> _Stored data_:
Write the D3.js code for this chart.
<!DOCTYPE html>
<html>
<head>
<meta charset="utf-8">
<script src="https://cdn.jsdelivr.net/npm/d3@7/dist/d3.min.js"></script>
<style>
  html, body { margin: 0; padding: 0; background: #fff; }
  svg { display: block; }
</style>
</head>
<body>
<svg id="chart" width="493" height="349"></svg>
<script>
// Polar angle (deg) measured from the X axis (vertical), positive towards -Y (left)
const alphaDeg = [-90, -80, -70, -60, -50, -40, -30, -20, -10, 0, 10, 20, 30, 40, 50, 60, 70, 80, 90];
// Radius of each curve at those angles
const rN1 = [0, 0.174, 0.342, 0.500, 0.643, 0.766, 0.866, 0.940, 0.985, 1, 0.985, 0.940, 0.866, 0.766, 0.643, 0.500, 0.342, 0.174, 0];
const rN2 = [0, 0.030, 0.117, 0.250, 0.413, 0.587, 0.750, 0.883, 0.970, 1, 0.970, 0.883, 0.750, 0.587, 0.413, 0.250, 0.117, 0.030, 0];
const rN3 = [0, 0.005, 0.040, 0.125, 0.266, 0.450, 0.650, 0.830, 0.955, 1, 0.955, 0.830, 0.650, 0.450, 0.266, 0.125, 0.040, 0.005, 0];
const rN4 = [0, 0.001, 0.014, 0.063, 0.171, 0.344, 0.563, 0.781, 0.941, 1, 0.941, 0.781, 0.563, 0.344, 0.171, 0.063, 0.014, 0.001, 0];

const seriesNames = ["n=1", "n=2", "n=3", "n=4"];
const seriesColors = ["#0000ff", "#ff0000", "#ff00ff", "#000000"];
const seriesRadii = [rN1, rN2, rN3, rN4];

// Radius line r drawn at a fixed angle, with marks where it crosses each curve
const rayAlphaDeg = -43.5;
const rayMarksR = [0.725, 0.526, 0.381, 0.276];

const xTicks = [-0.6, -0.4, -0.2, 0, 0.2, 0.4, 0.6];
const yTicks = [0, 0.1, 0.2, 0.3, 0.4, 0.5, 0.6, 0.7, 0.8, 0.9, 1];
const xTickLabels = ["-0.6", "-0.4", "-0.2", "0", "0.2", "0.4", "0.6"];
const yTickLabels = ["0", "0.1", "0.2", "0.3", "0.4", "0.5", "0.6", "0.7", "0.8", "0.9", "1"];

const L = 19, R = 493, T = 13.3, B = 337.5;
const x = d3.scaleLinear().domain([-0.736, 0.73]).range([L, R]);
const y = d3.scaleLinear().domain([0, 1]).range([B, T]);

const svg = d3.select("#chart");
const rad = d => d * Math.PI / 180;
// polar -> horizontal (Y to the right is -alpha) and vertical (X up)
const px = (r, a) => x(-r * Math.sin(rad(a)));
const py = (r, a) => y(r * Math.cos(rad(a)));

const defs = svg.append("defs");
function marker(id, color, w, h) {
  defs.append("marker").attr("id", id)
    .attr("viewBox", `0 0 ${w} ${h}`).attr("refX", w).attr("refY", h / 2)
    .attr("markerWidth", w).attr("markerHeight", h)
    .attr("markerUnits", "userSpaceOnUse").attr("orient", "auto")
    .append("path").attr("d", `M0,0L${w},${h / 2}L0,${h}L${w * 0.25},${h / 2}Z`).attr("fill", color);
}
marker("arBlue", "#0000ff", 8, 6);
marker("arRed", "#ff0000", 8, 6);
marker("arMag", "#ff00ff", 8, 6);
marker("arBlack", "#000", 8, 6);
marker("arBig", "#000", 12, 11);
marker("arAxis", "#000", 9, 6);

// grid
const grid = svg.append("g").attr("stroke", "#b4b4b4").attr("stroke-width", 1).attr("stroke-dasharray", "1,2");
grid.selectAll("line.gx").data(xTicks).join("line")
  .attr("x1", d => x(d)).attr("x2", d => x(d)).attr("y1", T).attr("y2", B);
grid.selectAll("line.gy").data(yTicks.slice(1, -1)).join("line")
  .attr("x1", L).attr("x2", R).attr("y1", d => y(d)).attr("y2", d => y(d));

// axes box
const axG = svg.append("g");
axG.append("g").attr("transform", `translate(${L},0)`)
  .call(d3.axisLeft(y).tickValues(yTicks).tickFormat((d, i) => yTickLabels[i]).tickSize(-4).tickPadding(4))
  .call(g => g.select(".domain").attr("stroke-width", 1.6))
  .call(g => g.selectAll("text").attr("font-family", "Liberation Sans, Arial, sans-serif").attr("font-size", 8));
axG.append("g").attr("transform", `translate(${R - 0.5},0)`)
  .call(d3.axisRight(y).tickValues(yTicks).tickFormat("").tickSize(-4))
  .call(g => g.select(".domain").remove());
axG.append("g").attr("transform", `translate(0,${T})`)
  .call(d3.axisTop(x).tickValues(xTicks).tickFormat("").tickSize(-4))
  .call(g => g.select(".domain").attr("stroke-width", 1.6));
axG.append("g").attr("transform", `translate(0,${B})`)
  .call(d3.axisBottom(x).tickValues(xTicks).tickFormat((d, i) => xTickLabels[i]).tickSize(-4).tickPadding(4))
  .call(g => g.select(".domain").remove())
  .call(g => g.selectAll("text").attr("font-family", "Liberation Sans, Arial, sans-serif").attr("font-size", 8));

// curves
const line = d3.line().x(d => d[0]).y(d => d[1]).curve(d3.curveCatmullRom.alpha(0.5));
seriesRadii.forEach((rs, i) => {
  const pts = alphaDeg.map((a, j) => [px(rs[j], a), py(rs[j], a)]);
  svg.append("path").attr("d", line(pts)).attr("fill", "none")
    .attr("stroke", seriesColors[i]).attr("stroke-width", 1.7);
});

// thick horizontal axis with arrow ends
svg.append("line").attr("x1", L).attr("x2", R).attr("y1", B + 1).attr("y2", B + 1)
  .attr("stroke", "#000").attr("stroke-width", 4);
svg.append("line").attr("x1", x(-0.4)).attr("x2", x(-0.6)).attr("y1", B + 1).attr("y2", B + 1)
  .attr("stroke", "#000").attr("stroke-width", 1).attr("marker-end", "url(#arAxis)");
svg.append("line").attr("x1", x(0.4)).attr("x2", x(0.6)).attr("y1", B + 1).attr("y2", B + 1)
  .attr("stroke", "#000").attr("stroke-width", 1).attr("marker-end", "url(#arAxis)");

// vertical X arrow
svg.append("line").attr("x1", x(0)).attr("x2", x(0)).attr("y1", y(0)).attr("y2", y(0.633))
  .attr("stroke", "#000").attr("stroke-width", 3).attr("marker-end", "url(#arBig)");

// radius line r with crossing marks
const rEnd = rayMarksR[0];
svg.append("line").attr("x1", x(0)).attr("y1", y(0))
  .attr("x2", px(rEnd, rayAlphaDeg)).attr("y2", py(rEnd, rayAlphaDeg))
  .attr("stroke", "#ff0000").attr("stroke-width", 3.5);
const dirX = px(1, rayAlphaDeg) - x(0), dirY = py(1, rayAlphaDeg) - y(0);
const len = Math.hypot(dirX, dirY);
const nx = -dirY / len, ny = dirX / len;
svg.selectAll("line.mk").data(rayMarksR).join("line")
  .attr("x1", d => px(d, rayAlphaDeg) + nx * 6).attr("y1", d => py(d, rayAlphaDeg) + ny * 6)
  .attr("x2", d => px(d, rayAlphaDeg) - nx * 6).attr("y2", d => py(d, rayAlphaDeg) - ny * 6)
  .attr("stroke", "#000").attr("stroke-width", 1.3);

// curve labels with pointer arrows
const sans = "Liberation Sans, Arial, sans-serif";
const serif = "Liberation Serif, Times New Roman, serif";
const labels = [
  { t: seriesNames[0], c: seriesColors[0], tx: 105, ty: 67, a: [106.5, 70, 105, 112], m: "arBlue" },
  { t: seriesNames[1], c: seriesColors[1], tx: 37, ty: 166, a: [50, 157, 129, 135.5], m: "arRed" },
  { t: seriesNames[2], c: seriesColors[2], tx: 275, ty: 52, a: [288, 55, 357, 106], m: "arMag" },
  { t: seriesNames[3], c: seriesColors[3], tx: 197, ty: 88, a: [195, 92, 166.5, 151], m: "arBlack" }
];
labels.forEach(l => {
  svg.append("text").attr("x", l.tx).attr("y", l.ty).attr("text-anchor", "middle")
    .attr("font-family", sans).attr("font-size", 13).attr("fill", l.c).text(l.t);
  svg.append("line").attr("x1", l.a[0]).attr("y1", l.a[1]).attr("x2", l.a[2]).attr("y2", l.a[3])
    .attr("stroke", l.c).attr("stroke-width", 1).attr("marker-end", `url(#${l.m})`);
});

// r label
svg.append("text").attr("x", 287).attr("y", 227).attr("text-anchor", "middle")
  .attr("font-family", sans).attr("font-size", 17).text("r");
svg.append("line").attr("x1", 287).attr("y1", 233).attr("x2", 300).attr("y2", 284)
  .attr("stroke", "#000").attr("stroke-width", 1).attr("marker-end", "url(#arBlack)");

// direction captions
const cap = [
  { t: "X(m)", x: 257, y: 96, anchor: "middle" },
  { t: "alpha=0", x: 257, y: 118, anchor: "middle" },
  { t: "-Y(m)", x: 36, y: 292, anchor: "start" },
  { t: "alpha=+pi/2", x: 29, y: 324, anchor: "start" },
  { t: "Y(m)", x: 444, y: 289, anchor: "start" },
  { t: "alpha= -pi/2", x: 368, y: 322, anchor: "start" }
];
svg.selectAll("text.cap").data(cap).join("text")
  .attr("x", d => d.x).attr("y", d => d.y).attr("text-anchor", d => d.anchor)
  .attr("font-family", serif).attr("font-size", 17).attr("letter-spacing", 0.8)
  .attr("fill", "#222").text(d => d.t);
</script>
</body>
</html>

> _Task description_:
Extract exactly the leading lines of the data, stopping at and including the line with "const seriesRadii = [rN1, rN2, rN3, rN4];".

> _Task response_:
Write the D3.js code for this chart.
<!DOCTYPE html>
<html>
<head>
<meta charset="utf-8">
<script src="https://cdn.jsdelivr.net/npm/d3@7/dist/d3.min.js"></script>
<style>
  html, body { margin: 0; padding: 0; background: #fff; }
  svg { display: block; }
</style>
</head>
<body>
<svg id="chart" width="493" height="349"></svg>
<script>
// Polar angle (deg) measured from the X axis (vertical), positive towards -Y (left)
const alphaDeg = [-90, -80, -70, -60, -50, -40, -30, -20, -10, 0, 10, 20, 30, 40, 50, 60, 70, 80, 90];
// Radius of each curve at those angles
const rN1 = [0, 0.174, 0.342, 0.500, 0.643, 0.766, 0.866, 0.940, 0.985, 1, 0.985, 0.940, 0.866, 0.766, 0.643, 0.500, 0.342, 0.174, 0];
const rN2 = [0, 0.030, 0.117, 0.250, 0.413, 0.587, 0.750, 0.883, 0.970, 1, 0.970, 0.883, 0.750, 0.587, 0.413, 0.250, 0.117, 0.030, 0];
const rN3 = [0, 0.005, 0.040, 0.125, 0.266, 0.450, 0.650, 0.830, 0.955, 1, 0.955, 0.830, 0.650, 0.450, 0.266, 0.125, 0.040, 0.005, 0];
const rN4 = [0, 0.001, 0.014, 0.063, 0.171, 0.344, 0.563, 0.781, 0.941, 1, 0.941, 0.781, 0.563, 0.344, 0.171, 0.063, 0.014, 0.001, 0];

const seriesNames = ["n=1", "n=2", "n=3", "n=4"];
const seriesColors = ["#0000ff", "#ff0000", "#ff00ff", "#000000"];
const seriesRadii = [rN1, rN2, rN3, rN4];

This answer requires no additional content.